MIM電容結構下電極材料特性與漏電流關係之研究

Abstract

雙層MMC電容結構，是在電容面積維持不變，且不影響崩潰電壓條件下，得到雙倍電容結果的一個極佳的解決方案。實驗結果發現在電容金屬下電極使用較低溫度成長氮化鈦薄膜，會造成金屬下電極不同的表面粗糙度，且因不同的應力結果，導致以 SiO2 為介電層材料之針孔效應惡化。表面粗糙度變大及介電層針孔效應惡化皆會造成電容漏電流增加，崩潰電壓下降。而高溫濺鍍法沉積氮化鈦薄膜可得到較小的表面粗糙度，且因與後面高溫製程有較小的介面應力，故可減少介電材料的針孔效應，大幅改善崩潰電壓及電容漏電流結果。

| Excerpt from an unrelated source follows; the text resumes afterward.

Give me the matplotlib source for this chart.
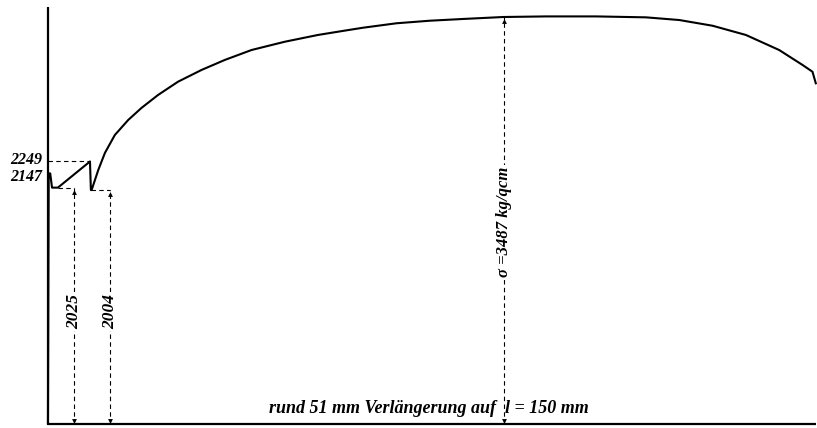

但對於以Si3N4或ONO堆疊為介電層材料的MIM電容，因其耐應力強度比SiO2高，故不同溫度下成長金屬下電極的氮化鈦薄膜對介電層針孔效應及電容漏電程度，則沒有明顯影響。

Double MMC (Metal Insulator Metal Capacitor) structure is one of the high capacitor solutions for saving chip size by stacking two dielectric layers of capacitor area without impacting Breakdown Voltage. We found that ARC TTN (Anti-Reflect Coating Ti/TiN) for SiO2 capacitor bottom plate metal with lower process temperature will lead to worse metal surface roughness and more compressive capacitor dielectric. The Stress difference will affect dielectric pinhole level. Both metal roughness and dielectric pinhole cause capacitor leakage current higher. But higher temperature TTN capacitor bottom plate metal with PVD process will not. So it can get better capacitor breakdown voltage. And double MMC with Si3N4, or ONO stack film dielectric have neither serious pinhole nor worse leakage current impact.